►

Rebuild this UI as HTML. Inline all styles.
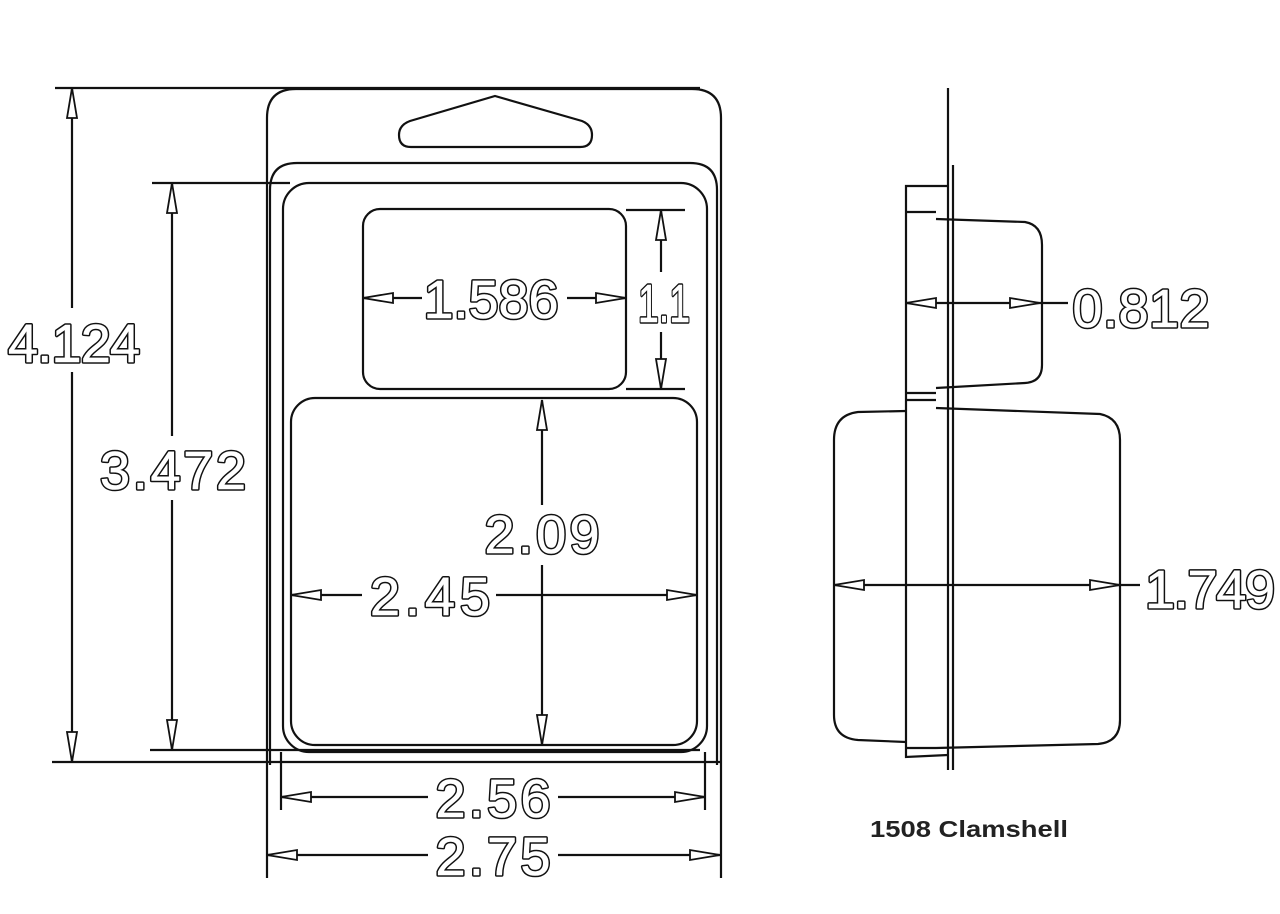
<!DOCTYPE html>
<html><head><meta charset="utf-8"><style>
html,body{margin:0;padding:0;background:#fff;}
svg{display:block}
.l{fill:none;stroke:#111;stroke-width:2.2}
.a{fill:#fff;stroke:#111;stroke-width:1.8}
.tb{font-family:"Liberation Sans",sans-serif;font-size:54px;fill:#111;stroke:#111;stroke-width:3.6;stroke-linejoin:round;text-anchor:middle}
.tw{font-family:"Liberation Sans",sans-serif;font-size:54px;fill:#fff;stroke:#fff;stroke-width:0.6;text-anchor:middle}
</style></head><body>
<svg width="1280" height="914" viewBox="0 0 1280 914" xmlns="http://www.w3.org/2000/svg">
<defs>
<g id="ar"><polygon class="a" points="0,0 30,-5 30,5"/></g>
</defs>
<path class="l" d="M267,878 V118 Q267,89 296,89 H692 Q721,89 721,118 V878"/>
<path class="l" d="M270,765 V190 Q270,163 297,163 H690 Q717,163 717,190 V765"/>
<path class="l" d="M399,135 Q399,125 410,121 L495,96 L582,121 Q592,125 592,135 Q592,147 580,147 H411 Q399,147 399,135 Z"/>
<rect class="l" x="283" y="183" width="424" height="569" rx="26"/>
<rect class="l" x="363" y="209" width="263" height="180" rx="17"/>
<rect class="l" x="291" y="398" width="406" height="347" rx="24"/>
<line class="l" x1="55" y1="88" x2="700" y2="88"/>
<line class="l" x1="52" y1="762" x2="720" y2="762"/>
<line class="l" x1="152" y1="183" x2="290" y2="183"/>
<line class="l" x1="150" y1="750" x2="700" y2="750"/>
<line class="l" x1="626" y1="210" x2="685" y2="210"/>
<line class="l" x1="626" y1="389" x2="685" y2="389"/>
<line class="l" x1="281" y1="752" x2="281" y2="810"/>
<line class="l" x1="705" y1="752" x2="705" y2="810"/>
<line class="l" x1="72" y1="88" x2="72" y2="308"/><line class="l" x1="72" y1="372" x2="72" y2="762"/>
<use href="#ar" transform="translate(72,88) rotate(90)"/><use href="#ar" transform="translate(72,762) rotate(-90)"/>
<text class="tb" x="74" y="362" textLength="132">4.124</text><text class="tw" x="74" y="362" textLength="132">4.124</text>
<line class="l" x1="172" y1="183" x2="172" y2="436"/><line class="l" x1="172" y1="500" x2="172" y2="750"/>
<use href="#ar" transform="translate(172,183) rotate(90)"/><use href="#ar" transform="translate(172,750) rotate(-90)"/>
<text class="tb" x="173" y="489" textLength="146">3.472</text><text class="tw" x="173" y="489" textLength="146">3.472</text>
<line class="l" x1="363" y1="298" x2="422" y2="298"/><line class="l" x1="567" y1="298" x2="626" y2="298"/>
<use href="#ar" transform="translate(363,298)"/><use href="#ar" transform="translate(626,298) rotate(180)"/>
<text class="tb" x="491" y="318" textLength="135">1.586</text><text class="tw" x="491" y="318" textLength="135">1.586</text>
<line class="l" x1="661" y1="210" x2="661" y2="272"/><line class="l" x1="661" y1="332" x2="661" y2="389"/>
<use href="#ar" transform="translate(661,210) rotate(90)"/><use href="#ar" transform="translate(661,389) rotate(-90)"/>
<text class="tb" x="664" y="322" textLength="52" lengthAdjust="spacingAndGlyphs">1.1</text><text class="tw" x="664" y="322" textLength="52" lengthAdjust="spacingAndGlyphs">1.1</text>
<line class="l" x1="542" y1="400" x2="542" y2="505"/><line class="l" x1="542" y1="565" x2="542" y2="745"/>
<use href="#ar" transform="translate(542,400) rotate(90)"/><use href="#ar" transform="translate(542,745) rotate(-90)"/>
<text class="tb" x="542" y="553" textLength="115">2.09</text><text class="tw" x="542" y="553" textLength="115">2.09</text>
<line class="l" x1="291" y1="595" x2="362" y2="595"/><line class="l" x1="496" y1="595" x2="697" y2="595"/>
<use href="#ar" transform="translate(291,595)"/><use href="#ar" transform="translate(697,595) rotate(180)"/>
<text class="tb" x="430" y="615" textLength="120">2.45</text><text class="tw" x="430" y="615" textLength="120">2.45</text>
<line class="l" x1="281" y1="797" x2="428" y2="797"/><line class="l" x1="558" y1="797" x2="705" y2="797"/>
<use href="#ar" transform="translate(281,797)"/><use href="#ar" transform="translate(705,797) rotate(180)"/>
<text class="tb" x="493" y="817" textLength="115">2.56</text><text class="tw" x="493" y="817" textLength="115">2.56</text>
<line class="l" x1="267" y1="855" x2="428" y2="855"/><line class="l" x1="558" y1="855" x2="720" y2="855"/>
<use href="#ar" transform="translate(267,855)"/><use href="#ar" transform="translate(720,855) rotate(180)"/>
<text class="tb" x="493" y="875" textLength="115">2.75</text><text class="tw" x="493" y="875" textLength="115">2.75</text>
<line class="l" x1="948" y1="88" x2="948" y2="770"/>
<line class="l" x1="953" y1="165" x2="953" y2="770"/>
<path class="l" d="M948,186 L906,186 V757 L948,755"/>
<path class="l" d="M936,219 L1025,222 Q1042,225 1042,245 V365 Q1042,382 1025,383 L936,388"/>
<path class="l" d="M936,408 L1100,414 Q1120,418 1120,440 V720 Q1120,742 1098,744 L936,748"/>
<path class="l" d="M906,411 L858,412 Q834,415 834,440 V715 Q834,738 858,740 L906,742"/>
<line class="l" x1="906" y1="212" x2="936" y2="212"/>
<line class="l" x1="906" y1="393" x2="936" y2="393"/>
<line class="l" x1="906" y1="400" x2="936" y2="400"/>
<line class="l" x1="906" y1="748" x2="936" y2="748"/>
<line class="l" x1="906" y1="303" x2="1068" y2="303"/>
<use href="#ar" transform="translate(906,303)"/><use href="#ar" transform="translate(1040,303) rotate(180)"/>
<text class="tb" x="1141" y="327" textLength="137">0.812</text><text class="tw" x="1141" y="327" textLength="137">0.812</text>
<line class="l" x1="834" y1="585" x2="1140" y2="585"/>
<use href="#ar" transform="translate(834,585)"/><use href="#ar" transform="translate(1120,585) rotate(180)"/>
<text class="tb" x="1210" y="608" textLength="130">1.749</text><text class="tw" x="1210" y="608" textLength="130">1.749</text>
<text x="870" y="837" font-family="Liberation Sans, sans-serif" font-weight="bold" font-size="23" fill="#222" textLength="198" lengthAdjust="spacingAndGlyphs">1508 Clamshell</text>
</svg>
</body></html>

◄

Quote the listing above in full, except for the pictures.

Rebuild this UI as HTML. Inline all styles.
<!DOCTYPE html>
<html><head><meta charset="utf-8"><style>
html,body{margin:0;padding:0;background:#fff;}
svg{display:block}
.l{fill:none;stroke:#111;stroke-width:2.2}
.a{fill:#fff;stroke:#111;stroke-width:1.8}
.tb{font-family:"Liberation Sans",sans-serif;font-size:54px;fill:#111;stroke:#111;stroke-width:3.6;stroke-linejoin:round;text-anchor:middle}
.tw{font-family:"Liberation Sans",sans-serif;font-size:54px;fill:#fff;stroke:#fff;stroke-width:0.6;text-anchor:middle}
</style></head><body>
<svg width="1280" height="914" viewBox="0 0 1280 914" xmlns="http://www.w3.org/2000/svg">
<defs>
<g id="ar"><polygon class="a" points="0,0 30,-5 30,5"/></g>
</defs>
<path class="l" d="M267,878 V118 Q267,89 296,89 H692 Q721,89 721,118 V878"/>
<path class="l" d="M270,765 V190 Q270,163 297,163 H690 Q717,163 717,190 V765"/>
<path class="l" d="M399,135 Q399,125 410,121 L495,96 L582,121 Q592,125 592,135 Q592,147 580,147 H411 Q399,147 399,135 Z"/>
<rect class="l" x="283" y="183" width="424" height="569" rx="26"/>
<rect class="l" x="363" y="209" width="263" height="180" rx="17"/>
<rect class="l" x="291" y="398" width="406" height="347" rx="24"/>
<line class="l" x1="55" y1="88" x2="700" y2="88"/>
<line class="l" x1="52" y1="762" x2="720" y2="762"/>
<line class="l" x1="152" y1="183" x2="290" y2="183"/>
<line class="l" x1="150" y1="750" x2="700" y2="750"/>
<line class="l" x1="626" y1="210" x2="685" y2="210"/>
<line class="l" x1="626" y1="389" x2="685" y2="389"/>
<line class="l" x1="281" y1="752" x2="281" y2="810"/>
<line class="l" x1="705" y1="752" x2="705" y2="810"/>
<line class="l" x1="72" y1="88" x2="72" y2="308"/><line class="l" x1="72" y1="372" x2="72" y2="762"/>
<use href="#ar" transform="translate(72,88) rotate(90)"/><use href="#ar" transform="translate(72,762) rotate(-90)"/>
<text class="tb" x="74" y="362" textLength="132">4.124</text><text class="tw" x="74" y="362" textLength="132">4.124</text>
<line class="l" x1="172" y1="183" x2="172" y2="436"/><line class="l" x1="172" y1="500" x2="172" y2="750"/>
<use href="#ar" transform="translate(172,183) rotate(90)"/><use href="#ar" transform="translate(172,750) rotate(-90)"/>
<text class="tb" x="173" y="489" textLength="146">3.472</text><text class="tw" x="173" y="489" textLength="146">3.472</text>
<line class="l" x1="363" y1="298" x2="422" y2="298"/><line class="l" x1="567" y1="298" x2="626" y2="298"/>
<use href="#ar" transform="translate(363,298)"/><use href="#ar" transform="translate(626,298) rotate(180)"/>
<text class="tb" x="491" y="318" textLength="135">1.586</text><text class="tw" x="491" y="318" textLength="135">1.586</text>
<line class="l" x1="661" y1="210" x2="661" y2="272"/><line class="l" x1="661" y1="332" x2="661" y2="389"/>
<use href="#ar" transform="translate(661,210) rotate(90)"/><use href="#ar" transform="translate(661,389) rotate(-90)"/>
<text class="tb" x="664" y="322" textLength="52" lengthAdjust="spacingAndGlyphs">1.1</text><text class="tw" x="664" y="322" textLength="52" lengthAdjust="spacingAndGlyphs">1.1</text>
<line class="l" x1="542" y1="400" x2="542" y2="505"/><line class="l" x1="542" y1="565" x2="542" y2="745"/>
<use href="#ar" transform="translate(542,400) rotate(90)"/><use href="#ar" transform="translate(542,745) rotate(-90)"/>
<text class="tb" x="542" y="553" textLength="115">2.09</text><text class="tw" x="542" y="553" textLength="115">2.09</text>
<line class="l" x1="291" y1="595" x2="362" y2="595"/><line class="l" x1="496" y1="595" x2="697" y2="595"/>
<use href="#ar" transform="translate(291,595)"/><use href="#ar" transform="translate(697,595) rotate(180)"/>
<text class="tb" x="430" y="615" textLength="120">2.45</text><text class="tw" x="430" y="615" textLength="120">2.45</text>
<line class="l" x1="281" y1="797" x2="428" y2="797"/><line class="l" x1="558" y1="797" x2="705" y2="797"/>
<use href="#ar" transform="translate(281,797)"/><use href="#ar" transform="translate(705,797) rotate(180)"/>
<text class="tb" x="493" y="817" textLength="115">2.56</text><text class="tw" x="493" y="817" textLength="115">2.56</text>
<line class="l" x1="267" y1="855" x2="428" y2="855"/><line class="l" x1="558" y1="855" x2="720" y2="855"/>
<use href="#ar" transform="translate(267,855)"/><use href="#ar" transform="translate(720,855) rotate(180)"/>
<text class="tb" x="493" y="875" textLength="115">2.75</text><text class="tw" x="493" y="875" textLength="115">2.75</text>
<line class="l" x1="948" y1="88" x2="948" y2="770"/>
<line class="l" x1="953" y1="165" x2="953" y2="770"/>
<path class="l" d="M948,186 L906,186 V757 L948,755"/>
<path class="l" d="M936,219 L1025,222 Q1042,225 1042,245 V365 Q1042,382 1025,383 L936,388"/>
<path class="l" d="M936,408 L1100,414 Q1120,418 1120,440 V720 Q1120,742 1098,744 L936,748"/>
<path class="l" d="M906,411 L858,412 Q834,415 834,440 V715 Q834,738 858,740 L906,742"/>
<line class="l" x1="906" y1="212" x2="936" y2="212"/>
<line class="l" x1="906" y1="393" x2="936" y2="393"/>
<line class="l" x1="906" y1="400" x2="936" y2="400"/>
<line class="l" x1="906" y1="748" x2="936" y2="748"/>
<line class="l" x1="906" y1="303" x2="1068" y2="303"/>
<use href="#ar" transform="translate(906,303)"/><use href="#ar" transform="translate(1040,303) rotate(180)"/>
<text class="tb" x="1141" y="327" textLength="137">0.812</text><text class="tw" x="1141" y="327" textLength="137">0.812</text>
<line class="l" x1="834" y1="585" x2="1140" y2="585"/>
<use href="#ar" transform="translate(834,585)"/><use href="#ar" transform="translate(1120,585) rotate(180)"/>
<text class="tb" x="1210" y="608" textLength="130">1.749</text><text class="tw" x="1210" y="608" textLength="130">1.749</text>
<text x="870" y="837" font-family="Liberation Sans, sans-serif" font-weight="bold" font-size="23" fill="#222" textLength="198" lengthAdjust="spacingAndGlyphs">1508 Clamshell</text>
</svg>
</body></html>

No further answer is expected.